Code that draws figures:
======

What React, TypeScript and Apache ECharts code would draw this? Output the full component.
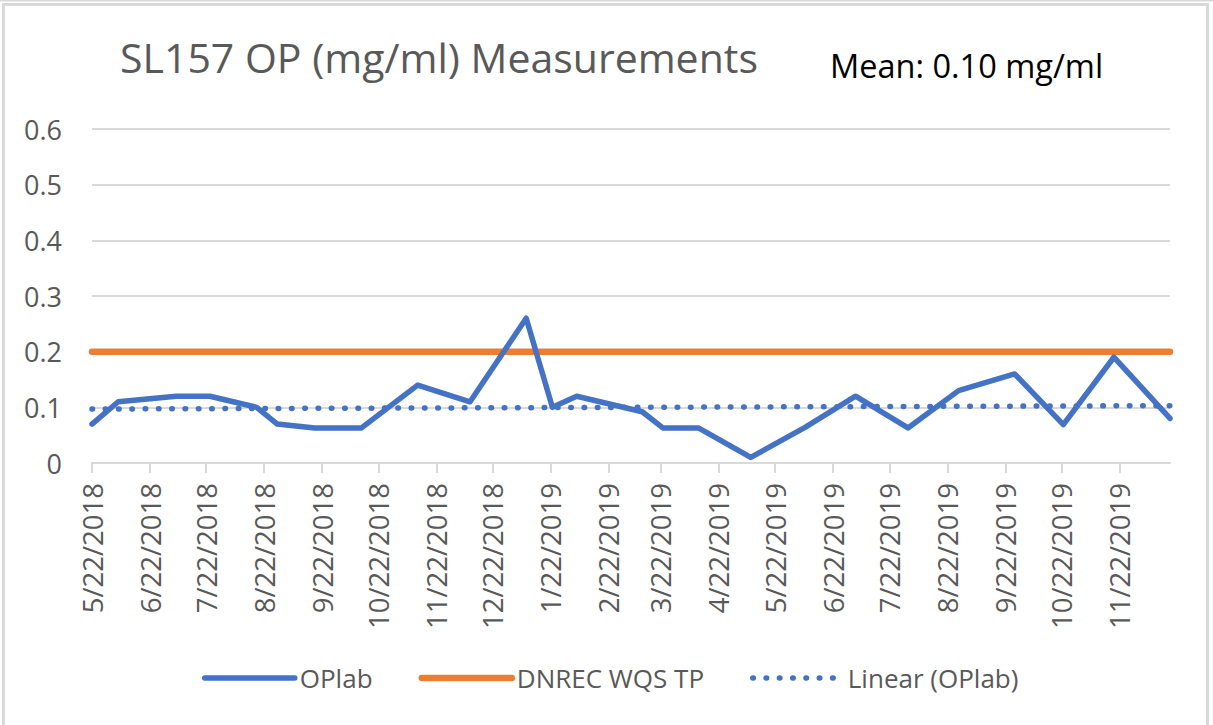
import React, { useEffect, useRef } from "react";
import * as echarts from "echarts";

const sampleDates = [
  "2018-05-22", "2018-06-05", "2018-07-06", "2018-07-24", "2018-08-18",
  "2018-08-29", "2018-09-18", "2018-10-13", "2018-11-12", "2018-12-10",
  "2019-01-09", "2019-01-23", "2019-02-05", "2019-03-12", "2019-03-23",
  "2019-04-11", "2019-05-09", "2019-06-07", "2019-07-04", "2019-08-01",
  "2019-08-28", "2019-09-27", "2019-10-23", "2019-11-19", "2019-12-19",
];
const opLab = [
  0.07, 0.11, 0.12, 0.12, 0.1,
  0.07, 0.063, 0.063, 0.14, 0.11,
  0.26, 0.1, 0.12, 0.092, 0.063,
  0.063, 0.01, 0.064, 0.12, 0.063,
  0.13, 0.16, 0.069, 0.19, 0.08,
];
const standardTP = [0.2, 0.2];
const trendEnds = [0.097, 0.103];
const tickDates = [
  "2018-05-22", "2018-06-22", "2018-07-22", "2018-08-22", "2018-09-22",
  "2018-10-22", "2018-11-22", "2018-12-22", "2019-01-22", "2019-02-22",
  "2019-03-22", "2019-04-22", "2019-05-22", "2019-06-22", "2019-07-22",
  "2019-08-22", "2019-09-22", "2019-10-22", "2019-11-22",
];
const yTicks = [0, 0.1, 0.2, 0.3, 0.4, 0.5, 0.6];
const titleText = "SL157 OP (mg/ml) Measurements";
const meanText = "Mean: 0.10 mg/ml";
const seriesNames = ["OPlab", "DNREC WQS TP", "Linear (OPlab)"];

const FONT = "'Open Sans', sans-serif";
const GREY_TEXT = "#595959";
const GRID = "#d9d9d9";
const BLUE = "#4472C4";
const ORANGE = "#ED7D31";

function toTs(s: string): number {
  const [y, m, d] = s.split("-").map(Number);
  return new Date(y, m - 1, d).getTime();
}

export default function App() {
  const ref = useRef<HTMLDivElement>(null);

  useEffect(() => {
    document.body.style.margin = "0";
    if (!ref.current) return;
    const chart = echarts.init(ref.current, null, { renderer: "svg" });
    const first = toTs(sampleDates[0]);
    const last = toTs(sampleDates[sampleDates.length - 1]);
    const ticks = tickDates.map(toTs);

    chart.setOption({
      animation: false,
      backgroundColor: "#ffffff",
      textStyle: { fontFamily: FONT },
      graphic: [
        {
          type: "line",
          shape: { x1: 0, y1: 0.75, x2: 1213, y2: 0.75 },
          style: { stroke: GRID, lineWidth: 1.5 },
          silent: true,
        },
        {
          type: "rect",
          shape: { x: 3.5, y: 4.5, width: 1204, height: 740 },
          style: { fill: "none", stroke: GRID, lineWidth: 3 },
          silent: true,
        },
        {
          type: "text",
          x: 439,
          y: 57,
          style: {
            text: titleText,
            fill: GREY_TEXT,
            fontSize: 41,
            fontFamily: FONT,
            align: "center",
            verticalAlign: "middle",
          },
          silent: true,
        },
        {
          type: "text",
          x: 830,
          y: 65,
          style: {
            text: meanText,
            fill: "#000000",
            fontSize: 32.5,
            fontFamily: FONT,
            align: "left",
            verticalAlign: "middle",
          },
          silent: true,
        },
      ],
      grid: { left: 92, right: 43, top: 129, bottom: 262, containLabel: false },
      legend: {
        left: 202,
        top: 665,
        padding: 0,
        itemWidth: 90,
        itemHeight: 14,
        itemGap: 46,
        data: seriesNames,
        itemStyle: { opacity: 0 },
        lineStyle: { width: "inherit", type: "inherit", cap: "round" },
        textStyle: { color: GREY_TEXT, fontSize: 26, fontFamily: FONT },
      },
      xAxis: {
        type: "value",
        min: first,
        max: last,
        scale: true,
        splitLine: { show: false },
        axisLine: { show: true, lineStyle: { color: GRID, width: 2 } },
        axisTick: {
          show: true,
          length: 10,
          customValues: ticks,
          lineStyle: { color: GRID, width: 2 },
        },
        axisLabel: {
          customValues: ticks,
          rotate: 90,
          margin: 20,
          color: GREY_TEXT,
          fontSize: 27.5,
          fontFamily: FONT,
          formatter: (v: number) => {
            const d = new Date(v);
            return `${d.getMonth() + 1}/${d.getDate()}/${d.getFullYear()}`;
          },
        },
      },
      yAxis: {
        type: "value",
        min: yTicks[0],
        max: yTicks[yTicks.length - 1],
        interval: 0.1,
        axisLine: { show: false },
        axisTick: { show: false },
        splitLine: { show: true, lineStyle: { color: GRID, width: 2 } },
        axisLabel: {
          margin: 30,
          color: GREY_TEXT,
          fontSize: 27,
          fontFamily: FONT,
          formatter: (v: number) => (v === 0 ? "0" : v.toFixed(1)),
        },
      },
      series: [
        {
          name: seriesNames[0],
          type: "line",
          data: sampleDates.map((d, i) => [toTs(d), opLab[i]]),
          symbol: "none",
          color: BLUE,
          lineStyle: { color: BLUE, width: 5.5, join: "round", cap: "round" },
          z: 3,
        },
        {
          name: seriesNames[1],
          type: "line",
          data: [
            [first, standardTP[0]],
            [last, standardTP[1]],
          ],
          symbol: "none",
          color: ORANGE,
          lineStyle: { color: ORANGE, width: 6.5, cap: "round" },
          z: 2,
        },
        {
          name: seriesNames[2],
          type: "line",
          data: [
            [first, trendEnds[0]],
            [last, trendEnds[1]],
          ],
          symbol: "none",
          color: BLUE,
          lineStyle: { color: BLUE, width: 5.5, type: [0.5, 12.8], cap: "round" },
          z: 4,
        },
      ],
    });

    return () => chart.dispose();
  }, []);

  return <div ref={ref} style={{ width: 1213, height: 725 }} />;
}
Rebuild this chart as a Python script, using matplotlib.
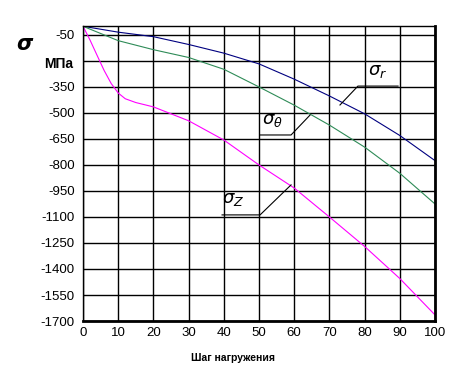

======

*WHAT IS EXPECTED*:
Please return, exactly as written, the lines from the first line of the records above through the line containing "import * as", both included, leaving out any pictures.

*SOLUTION BELOW*:
What React, TypeScript and Apache ECharts code would draw this? Output the full component.
import React, { useEffect, useRef } from "react";
import * as echarts from "echarts";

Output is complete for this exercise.